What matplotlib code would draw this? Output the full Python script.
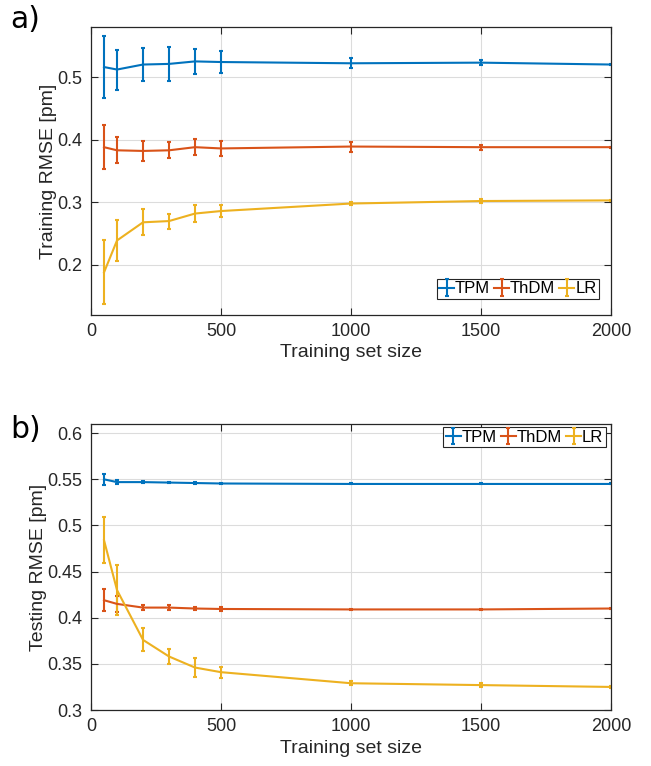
import matplotlib.pyplot as plt
from matplotlib.ticker import MultipleLocator, FuncFormatter

plt.rcParams['font.family'] = ['Liberation Sans', 'DejaVu Sans']

sizes = [50, 100, 200, 300, 400, 500, 1000, 1500, 2000]
names = ['TPM', 'ThDM', 'LR']
colors = ['#0072BD', '#D95319', '#EDB120']

# training RMSE (mean, std) per model
train_mean = {
    'TPM':  [0.516, 0.512, 0.520, 0.521, 0.525, 0.524, 0.522, 0.523, 0.520],
    'ThDM': [0.388, 0.383, 0.382, 0.383, 0.388, 0.386, 0.389, 0.388, 0.388],
    'LR':   [0.188, 0.239, 0.268, 0.270, 0.282, 0.286, 0.298, 0.302, 0.303],
}
train_err = {
    'TPM':  [0.049, 0.032, 0.027, 0.027, 0.020, 0.018, 0.008, 0.004, 0.001],
    'ThDM': [0.035, 0.021, 0.016, 0.013, 0.013, 0.012, 0.008, 0.004, 0.001],
    'LR':   [0.051, 0.032, 0.021, 0.012, 0.013, 0.009, 0.003, 0.003, 0.001],
}

# testing RMSE (mean, std) per model
test_mean = {
    'TPM':  [0.550, 0.547, 0.547, 0.5465, 0.546, 0.5455, 0.545, 0.545, 0.545],
    'ThDM': [0.419, 0.415, 0.411, 0.411, 0.410, 0.4095, 0.409, 0.409, 0.410],
    'LR':   [0.484, 0.430, 0.376, 0.358, 0.346, 0.341, 0.329, 0.327, 0.325],
}
test_err = {
    'TPM':  [0.006, 0.002, 0.001, 0.001, 0.001, 0.0005, 0.0005, 0.0005, 0.0005],
    'ThDM': [0.012, 0.009, 0.003, 0.003, 0.002, 0.002, 0.001, 0.001, 0.0005],
    'LR':   [0.025, 0.027, 0.0125, 0.008, 0.010, 0.006, 0.002, 0.002, 0.001],
}

fig = plt.figure(figsize=(6.51, 7.66), dpi=100)
ax1 = fig.add_axes([0.1398, 0.5888, 0.7988, 0.376])
ax2 = fig.add_axes([0.1398, 0.0731, 0.7988, 0.3734])


def draw(ax, mean, err, ylabel):
    for name, c in zip(names, colors):
        ax.errorbar(sizes, mean[name], yerr=err[name], color=c, lw=1.5,
                    elinewidth=1.5, capsize=1.5, capthick=1.5, label=name)
    ax.set_xlim(0, 2000)
    ax.xaxis.set_major_locator(MultipleLocator(500))
    ax.yaxis.set_major_formatter(FuncFormatter(lambda v, p: '%g' % round(v, 3)))
    ax.grid(True, color='#dcdcdc', lw=0.8)
    ax.set_axisbelow(True)
    ax.tick_params(direction='in', top=True, right=True, labelsize=13,
                   colors='#262626', length=5, width=0.8, pad=6)
    for s in ax.spines.values():
        s.set_color('#262626')
        s.set_linewidth(0.9)
    ax.set_xlabel('Training set size', fontsize=14, color='#262626', labelpad=3)
    ax.set_ylabel(ylabel, fontsize=14, color='#262626', labelpad=0.5)


draw(ax1, train_mean, train_err, 'Training RMSE [pm]')
ax1.set_ylim(0.12, 0.58)
ax1.yaxis.set_major_locator(MultipleLocator(0.1))

draw(ax2, test_mean, test_err, 'Testing RMSE [pm]')
ax2.set_ylim(0.3, 0.61)
ax2.yaxis.set_major_locator(MultipleLocator(0.05))

leg_kw = dict(ncol=3, fontsize=12, handlelength=0.9, handletextpad=0.05,
              columnspacing=0.25, borderpad=0.15, borderaxespad=0,
              fancybox=False, framealpha=1, edgecolor='#262626')
leg1 = ax1.legend(loc='lower right', bbox_to_anchor=(0.977, 0.056), **leg_kw)
leg2 = ax2.legend(loc='upper right', bbox_to_anchor=(0.99, 0.988), **leg_kw)
for leg in (leg1, leg2):
    leg.get_frame().set_linewidth(0.8)

fig.text(0.016, 0.994, 'a)', fontsize=21.5, family='DejaVu Sans', va='top')
fig.text(0.016, 0.458, 'b)', fontsize=21.5, family='DejaVu Sans', va='top')

fig.savefig('out.png', dpi=100)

*****

What you should do:
Copy out every line of the material above exactly, skipping the pictures.

Final result:
What matplotlib code would draw this? Output the full Python script.
import matplotlib.pyplot as plt
from matplotlib.ticker import MultipleLocator, FuncFormatter

plt.rcParams['font.family'] = ['Liberation Sans', 'DejaVu Sans']

sizes = [50, 100, 200, 300, 400, 500, 1000, 1500, 2000]
names = ['TPM', 'ThDM', 'LR']
colors = ['#0072BD', '#D95319', '#EDB120']

# training RMSE (mean, std) per model
train_mean = {
    'TPM':  [0.516, 0.512, 0.520, 0.521, 0.525, 0.524, 0.522, 0.523, 0.520],
    'ThDM': [0.388, 0.383, 0.382, 0.383, 0.388, 0.386, 0.389, 0.388, 0.388],
    'LR':   [0.188, 0.239, 0.268, 0.270, 0.282, 0.286, 0.298, 0.302, 0.303],
}
train_err = {
    'TPM':  [0.049, 0.032, 0.027, 0.027, 0.020, 0.018, 0.008, 0.004, 0.001],
    'ThDM': [0.035, 0.021, 0.016, 0.013, 0.013, 0.012, 0.008, 0.004, 0.001],
    'LR':   [0.051, 0.032, 0.021, 0.012, 0.013, 0.009, 0.003, 0.003, 0.001],
}

# testing RMSE (mean, std) per model
test_mean = {
    'TPM':  [0.550, 0.547, 0.547, 0.5465, 0.546, 0.5455, 0.545, 0.545, 0.545],
    'ThDM': [0.419, 0.415, 0.411, 0.411, 0.410, 0.4095, 0.409, 0.409, 0.410],
    'LR':   [0.484, 0.430, 0.376, 0.358, 0.346, 0.341, 0.329, 0.327, 0.325],
}
test_err = {
    'TPM':  [0.006, 0.002, 0.001, 0.001, 0.001, 0.0005, 0.0005, 0.0005, 0.0005],
    'ThDM': [0.012, 0.009, 0.003, 0.003, 0.002, 0.002, 0.001, 0.001, 0.0005],
    'LR':   [0.025, 0.027, 0.0125, 0.008, 0.010, 0.006, 0.002, 0.002, 0.001],
}

fig = plt.figure(figsize=(6.51, 7.66), dpi=100)
ax1 = fig.add_axes([0.1398, 0.5888, 0.7988, 0.376])
ax2 = fig.add_axes([0.1398, 0.0731, 0.7988, 0.3734])


def draw(ax, mean, err, ylabel):
    for name, c in zip(names, colors):
        ax.errorbar(sizes, mean[name], yerr=err[name], color=c, lw=1.5,
                    elinewidth=1.5, capsize=1.5, capthick=1.5, label=name)
    ax.set_xlim(0, 2000)
    ax.xaxis.set_major_locator(MultipleLocator(500))
    ax.yaxis.set_major_formatter(FuncFormatter(lambda v, p: '%g' % round(v, 3)))
    ax.grid(True, color='#dcdcdc', lw=0.8)
    ax.set_axisbelow(True)
    ax.tick_params(direction='in', top=True, right=True, labelsize=13,
                   colors='#262626', length=5, width=0.8, pad=6)
    for s in ax.spines.values():
        s.set_color('#262626')
        s.set_linewidth(0.9)
    ax.set_xlabel('Training set size', fontsize=14, color='#262626', labelpad=3)
    ax.set_ylabel(ylabel, fontsize=14, color='#262626', labelpad=0.5)


draw(ax1, train_mean, train_err, 'Training RMSE [pm]')
ax1.set_ylim(0.12, 0.58)
ax1.yaxis.set_major_locator(MultipleLocator(0.1))

draw(ax2, test_mean, test_err, 'Testing RMSE [pm]')
ax2.set_ylim(0.3, 0.61)
ax2.yaxis.set_major_locator(MultipleLocator(0.05))

leg_kw = dict(ncol=3, fontsize=12, handlelength=0.9, handletextpad=0.05,
              columnspacing=0.25, borderpad=0.15, borderaxespad=0,
              fancybox=False, framealpha=1, edgecolor='#262626')
leg1 = ax1.legend(loc='lower right', bbox_to_anchor=(0.977, 0.056), **leg_kw)
leg2 = ax2.legend(loc='upper right', bbox_to_anchor=(0.99, 0.988), **leg_kw)
for leg in (leg1, leg2):
    leg.get_frame().set_linewidth(0.8)

fig.text(0.016, 0.994, 'a)', fontsize=21.5, family='DejaVu Sans', va='top')
fig.text(0.016, 0.458, 'b)', fontsize=21.5, family='DejaVu Sans', va='top')

fig.savefig('out.png', dpi=100)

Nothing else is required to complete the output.